杜牧是晚唐時期的一位傑出詩人,與李商隱齊名,後人稱為小李杜,以區別於盛唐時期的李白、杜甫。杜牧在《獻詩啟》一文中談到自己在詩歌創作方麵的追求,有曰:“某苦心為詩,本求高絕,不務奇麗,不涉習俗,不今不古,處於中間。”他追求一種不同常人的高超境界,具體途徑是“不今不古,處於中間”。
杜牧所謂“今”,是指唐代中後期風行的今體詩風。今體詩即近體詩,包括四句、八句和八句以上的律體詩,它講究對偶、辭藻、平仄調諧、上下聯黏附等,是重視文辭色澤、聲韻美的格律詩。在杜牧稍前的唐憲宗元和年間,詩歌繁榮,作家輩出,其中元稹、白居易兩人的今體詩,長於表現日常生活中的種種感情,語言流美通俗,因而風靡於社會各階層,被稱為“元和體”。元白的這類詩也存在一些缺點,其不少詩篇語言過於流便通俗,缺乏雅致精練。還有一些表現男女之情的作品,在描寫方麵接受當時小說等通俗文學的影響,趨於猥褻。這方麵元稹尤為突出,他的《雜憶》、《夢遊春》、《會真詩》等詩均有較露骨的肉感描寫。白居易也有少量這種作品。杜牧對此頗為不滿。他在為李戡寫的《唐故平盧軍節度巡官隴西李府君墓誌銘》一文,敘述李戡痛恨元白這類詩,斥為“淫言?語”,敗壞社會風俗。從語氣看,杜牧顯然支持李戡的看法。唐代社會男女關係較為開放,士人狎妓是尋常事,在詩歌中也往往有所表現,社會輿論並不以此為不正常而加以指責。杜牧也寫過一部分狎妓詩篇,但大多數詩涉及這方麵題材,大抵寫得比較簡括含蓄,不像元白之詩有較猥褻的描寫。杜牧所謂“不今”,當是指他不滿元白元和今體詩的上述缺點,不願走這條創作道路。
與元白的通俗詩風相反,唐代中期還有竭力追求古雅的詩派。它以沈千運、孟雲卿、元結等人為代表。他們認為唐朝社會風氣不好、國勢中衰,與華美的近體詩流行有關,因此反對寫近體詩,提倡寫古樸的五言古詩。

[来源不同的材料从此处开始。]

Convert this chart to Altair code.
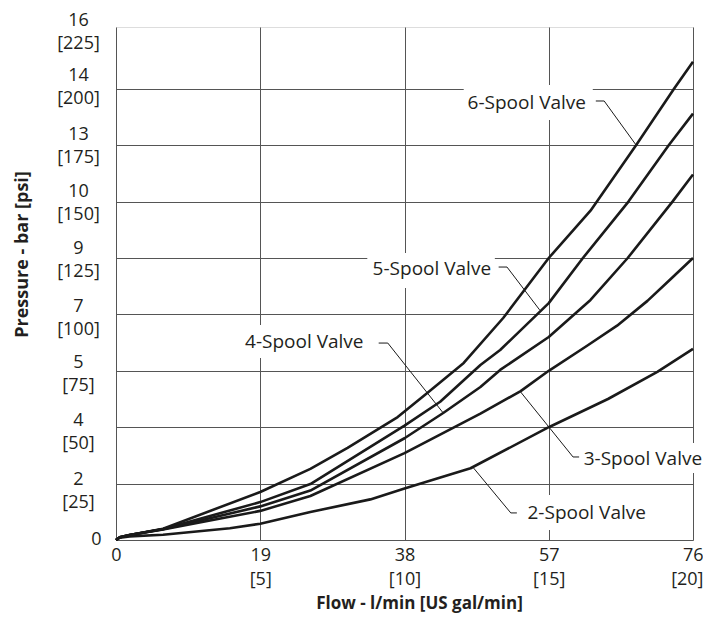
import altair as alt
import pandas as pd

# ---- curve data (flow l/min, pressure psi) ----
flow_2 = [0, 0.5, 1.8, 6.2, 15, 19, 25.6, 33.5, 38, 46.7, 57, 64.8, 71.3, 76]
psi_2 = [0, 1.0, 1.6, 2.3, 5.2, 7.2, 12.4, 18.0, 22.8, 31.8, 50, 62.5, 74.5, 84.7]

flow_3 = [0, 0.5, 1.8, 6.2, 19, 25.6, 38, 48, 53.3, 57, 62, 66, 70, 73, 76]
psi_3 = [0, 1.2, 2.2, 4.7, 12.9, 19.5, 38.5, 56, 66, 75, 86, 95, 106, 115.5, 125]

flow_4 = [0, 0.5, 1.8, 6.2, 19, 25.6, 38, 43.1, 48, 50.6, 57, 62.5, 67.4, 73.3, 76]
psi_4 = [0, 1.2, 2.2, 4.8, 14.9, 21.9, 45.1, 56.3, 67.8, 75.4, 90, 106.4, 125, 150, 162]

flow_5 = [0, 0.5, 1.8, 6.2, 19, 25.6, 38, 42.7, 48, 50.6, 57, 61.5, 67.5, 72.8, 76]
psi_5 = [0, 1.2, 2.2, 4.9, 16.8, 24.8, 50.7, 61.3, 77.6, 84.2, 105, 125, 150, 175, 189]

flow_6 = [0, 0.5, 1.8, 6.2, 19, 25.6, 30.5, 37.1, 41, 45.8, 51, 57, 62.5, 68.5, 73.5, 76]
psi_6 = [0, 1.2, 2.2, 5.0, 21.3, 31.5, 40.8, 54.5, 65.2, 78.5, 98.4, 125, 146, 175, 200, 212]

series_names = ["2-Spool Valve", "3-Spool Valve", "4-Spool Valve", "5-Spool Valve", "6-Spool Valve"]
series_flow = [flow_2, flow_3, flow_4, flow_5, flow_6]
series_psi = [psi_2, psi_3, psi_4, psi_5, psi_6]

# ---- tick labels ----
x_ticks = [0, 19, 38, 57, 76]
x_tick_gal = ["", "[5]", "[10]", "[15]", "[20]"]
y_ticks = [0, 25, 50, 75, 100, 125, 150, 175, 200, 225]
y_tick_bar = ["0", "2", "4", "5", "7", "9", "10", "13", "14", "16"]

# ---- annotation labels (data units) ----
ann_label = ["6-Spool Valve", "5-Spool Valve", "4-Spool Valve", "3-Spool Valve", "2-Spool Valve"]
ann_text_x = [46.3, 33.8, 17.0, 61.6, 54.2]
ann_text_y = [193.7, 120.1, 87.9, 35.9, 12.0]
ann_box_x1 = [45.8, 33.1, 16.4, 61.2, 53.3]
ann_box_x2 = [62.8, 49.9, 33.5, 77.8, 70.2]
ann_box_y1 = [186.2, 111.7, 80.7, 29.7, 4.4]
ann_box_y2 = [201.7, 127.2, 95.3, 43.0, 19.9]
leader_x = [[63.2, 64.3, 68.5], [50.4, 51.5, 55.8], [34.6, 35.8, 43.1], [53.3, 60.2, 61.0], [47.1, 52.0, 52.8]]
leader_y = [[194.6, 194.6, 175.1], [121.0, 121.0, 102.0], [87.3, 87.3, 56.3], [65.6, 36.8, 36.8], [31.9, 12.0, 12.0]]

FONT = "Open Sans"
TXT = "#231f20"

rows = []
for name, fl, ps in zip(series_names, series_flow, series_psi):
    for i, (f, p) in enumerate(zip(fl, ps)):
        rows.append({"series": name, "flow": f, "psi": p, "ord": i})
curves = pd.DataFrame(rows)

boxes = pd.DataFrame({"label": ann_label, "x1": ann_box_x1, "x2": ann_box_x2,
                      "y1": ann_box_y1, "y2": ann_box_y2,
                      "tx": ann_text_x, "ty": ann_text_y})
lrows = []
for name, lx, ly in zip(ann_label, leader_x, leader_y):
    for i, (a, b) in enumerate(zip(lx, ly)):
        lrows.append({"label": name, "lx": a, "ly": b, "ord": i})
leaders = pd.DataFrame(lrows)


def build_expr(values, first, second):
    expr = "''"
    for v, a, b in reversed(list(zip(values, first, second))):
        if b:
            lab = "['%s','%s']" % (a, b)
        else:
            lab = "'%s'" % a
        expr = "datum.value === %s ? %s : (%s)" % (v, lab, expr)
    return expr


x_expr = build_expr(x_ticks, [str(v) for v in x_ticks], x_tick_gal)
y_expr = build_expr(y_ticks, y_tick_bar, ["" if v == 0 else "[%d]" % v for v in y_ticks])

# per-label vertical nudge of the two-line y labels (style only)
y_label_nudge = {0: -1, 25: -4, 50: -7, 75: -8, 100: -8, 125: -10, 150: -10, 175: -11, 200: -13, 225: -12}
y_offset_cond = {"condition": [{"test": "datum.value === %d" % k, "value": v}
                               for k, v in y_label_nudge.items()], "value": 0}

x_scale = alt.Scale(domain=[0, 76], nice=False, zero=False)
y_scale = alt.Scale(domain=[0, 227.4], nice=False, zero=False)

x_axis = alt.Axis(values=x_ticks, labelExpr=x_expr, grid=True, gridColor="#555555",
                  gridWidth=1, ticks=False, domain=False, labelPadding=6,
                  labelOffset={"condition": {"test": "datum.value === 76", "value": 10}, "value": 0},
                  labelAlign={"condition": {"test": "datum.value === 76", "value": "right"}, "value": "center"},
                  labelBaseline="top", labelFlush=False,
                  labelOverlap=False, labelFont=FONT, labelFontSize=18,
                  labelLineHeight=24, labelColor=TXT,
                  title="Flow - l/min [US gal/min]", titleFont=FONT, titleFontSize=17,
                  titleFontWeight="bold", titleColor=TXT, titleX=303, titleY=63,
                  titleBaseline="middle", titleAlign="center")
y_axis = alt.Axis(values=y_ticks, labelExpr=y_expr, grid=True, gridColor="#555555",
                  gridWidth=1,
                  gridOpacity={"condition": {"test": "datum.value === 225", "value": 0}, "value": 1},
                  ticks=False, domain=False,
                  labelPadding={"condition": {"test": "datum.value === 0", "value": 20}, "value": 38},
                  labelOffset=y_offset_cond,
                  labelAlign="center", labelBaseline="middle", labelFlush=False,
                  labelOverlap=False, labelFont=FONT, labelFontSize=18,
                  labelLineHeight=23, labelColor=TXT,
                  title="Pressure - bar [psi]", titleFont=FONT, titleFontSize=18,
                  titleFontWeight="bold", titleColor=TXT, titleX=-94, titleY=227,
                  titleBaseline="middle", titleAlign="center", titleAngle=270)

box_layer = alt.Chart(boxes).mark_rect(fill="white", stroke=None).encode(
    x=alt.X("x1:Q", scale=x_scale, axis=x_axis),
    x2="x2:Q",
    y=alt.Y("y1:Q", scale=y_scale, axis=y_axis),
    y2="y2:Q",
)

curve_layer = alt.Chart(curves).mark_line(color="#1a1a1a", strokeWidth=2.6, strokeJoin="round").encode(
    x=alt.X("flow:Q", scale=x_scale),
    y=alt.Y("psi:Q", scale=y_scale),
    detail="series:N",
    order="ord:Q",
)

leader_layer = alt.Chart(leaders).mark_line(color="#1a1a1a", strokeWidth=1).encode(
    x=alt.X("lx:Q", scale=x_scale),
    y=alt.Y("ly:Q", scale=y_scale),
    detail="label:N",
    order="ord:Q",
)

text_layer = alt.Chart(boxes).mark_text(align="left", baseline="middle", font=FONT,
                                        fontSize=19, color=TXT).encode(
    x=alt.X("tx:Q", scale=x_scale),
    y=alt.Y("ty:Q", scale=y_scale),
    text="label:N",
)

chart = alt.layer(box_layer, curve_layer, leader_layer, text_layer).properties(
    width=577, height=513,
    autosize=alt.AutoSizeParams(type="none"),
    padding={"left": 108, "top": 19, "right": 10, "bottom": 76},
).configure_view(stroke="black", strokeWidth=1.5).configure(background="white")

chart.save("out.html", embed_options={"renderer": "svg", "actions": False})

杜甫《解悶》(其五)詩提到孟雲卿主張寫五言古詩,應以相傳為蘇武、李陵的作品為效法對象。漢代的不少“古詩”(包括蘇李詩),的確具有很高成就,但中經魏晉南北朝,詩歌藝術又有不少創新變化,孟雲卿以蘇李詩為極則,就顯得保守了。元結也是專寫古體詩(甚至寫四言詩),不寫近體詩。他編選《篋中集》,專收孟雲卿一派人的作品。他還反對魏晉以來詩歌崇尚“形似”即描寫客觀事物力求逼真具體的風氣。這派詩歌的缺點是力求古雅,缺乏創新,藝術表現不夠生動。當時皎然著有《詩式》,主張變化創新,他分五格評論詩人高下,把沈千運、孟雲卿的詩放在最低一格。元和年間,苦吟詩人孟郊上承元結等人,也著重寫五言古詩。但孟郊的五古還注意創新,因而成就較大。這派詩歌在晚唐仍有傳人,例如皮日休的一部分詩即追摹元結。杜牧所謂“不古”,當是指他不願走這種刻意複古的創作道路。
元稹、白居易、孟雲卿、元結等都是中唐時期有特色、有影響的詩人,杜牧既寫今體詩,也寫古體詩,但看到他們創作方麵存在的問題和局限,不願走他們的路子,是有其合理性的。(杜牧所謂“不務奇麗”,大約是說他不願追隨李賀的詩風。奇麗可能指想象奇詭、語言瑰麗的李賀詩風,它在晚唐也有較大影響。)在創作上如何處理好古今雅俗的關係,是曆代文人常常關注的問題,因為太古雅則缺少創新;太趨時則易流庸俗。《文心雕龍?通變》要求作者“斟酌平質文之間,隱括乎雅俗之際”,蕭子顯《南齊書?文學傳論》主張作品應“不雅不俗”。杜牧的“不今不古”論繼承這一傳統,表現出他在創作方麵的自覺思考與選擇。杜牧的詩歌寫得清新俊爽,獨樹一幟,體現了他的文學主張。